В бурях нашего века. Записки разведчика-антифашиста, стр. 5

В Катовице и других населенных пунктах промышленно развитой Верхней Силезии царили тогда странные порядки. Державы – победительницы в первой мировой войне ввели в Верхнюю Силезию свои воинские контингенты. Промышленно развитые верхнесилезские районы входили в состав французской зоны, в другой важной части Верхней Силезии хозяйничали англичане я пребывание там итальянцев носило в основном символический характер. Я, во всяком случае, ни разу не видел у нас итальянцев.

В некоторых районах между подразделениями польских повстанцев и нелегальными, но более или менее открыто финансировавшимися Берлином и чаще всего организованными и руководившимися из Бреслау немецкими добровольческими отрядами происходили кровавые схватки. Немецкие добровольческие отряды составляли ядро германской контрреволюции. Их цель состояла в ликвидации польских повстанцев в Верхней Силезии еще до референдума. Правительство в Берлине, связанное условиями капитуляции и мирным договором, делало вид, что об этих нелегальных военных действиях ему ничего не известно.

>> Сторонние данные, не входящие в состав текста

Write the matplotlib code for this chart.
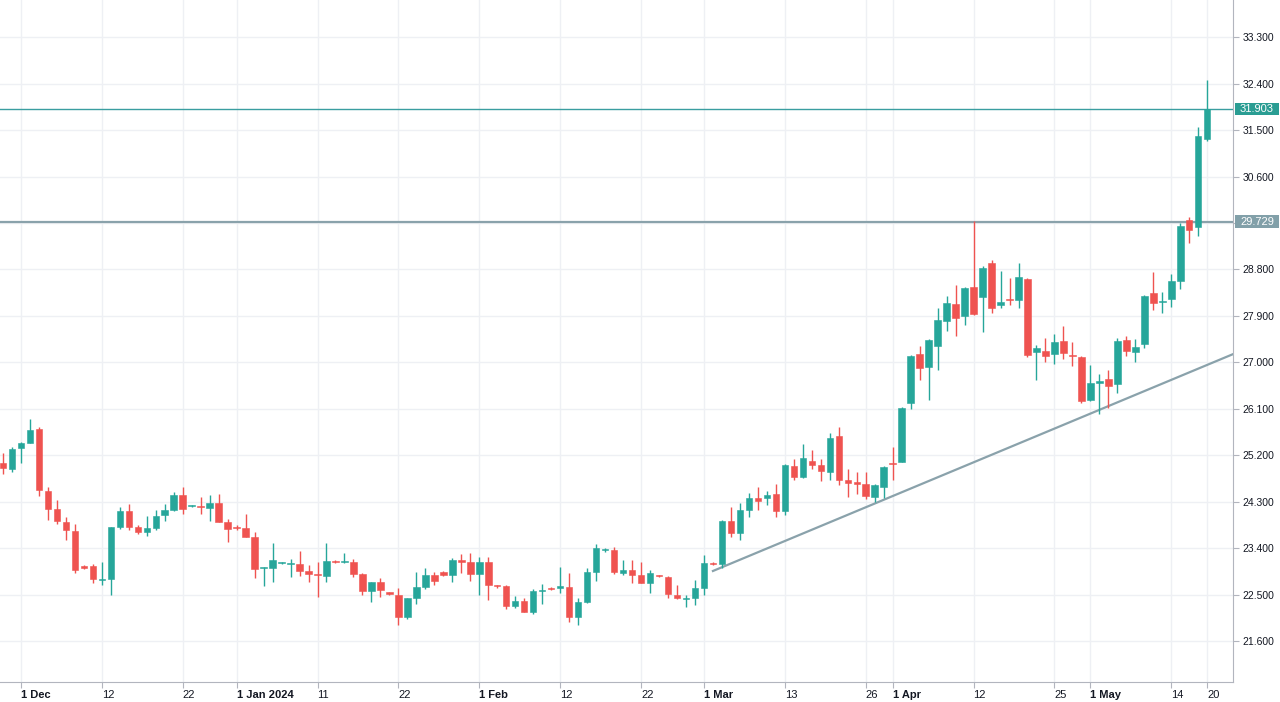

Присутствие войск держав – победительниц в первой мировой войне ограничивалось в основном крупными городами промышленной области. Сельская равнина, особенно районы, население которых почти исключительно составляли поляки, контролировалась польскими повстанцами. В Катовице, например, это привело к возникновению следующей ситуации: французские власти не допускали появления в черте города польских повстанцев или их баррикад. Контролируемая повстанцами зона начиналась прямо у городской окраины, и ее границу можно было определить по упоминавшимся уже баррикадам на ведущих из города дорогах.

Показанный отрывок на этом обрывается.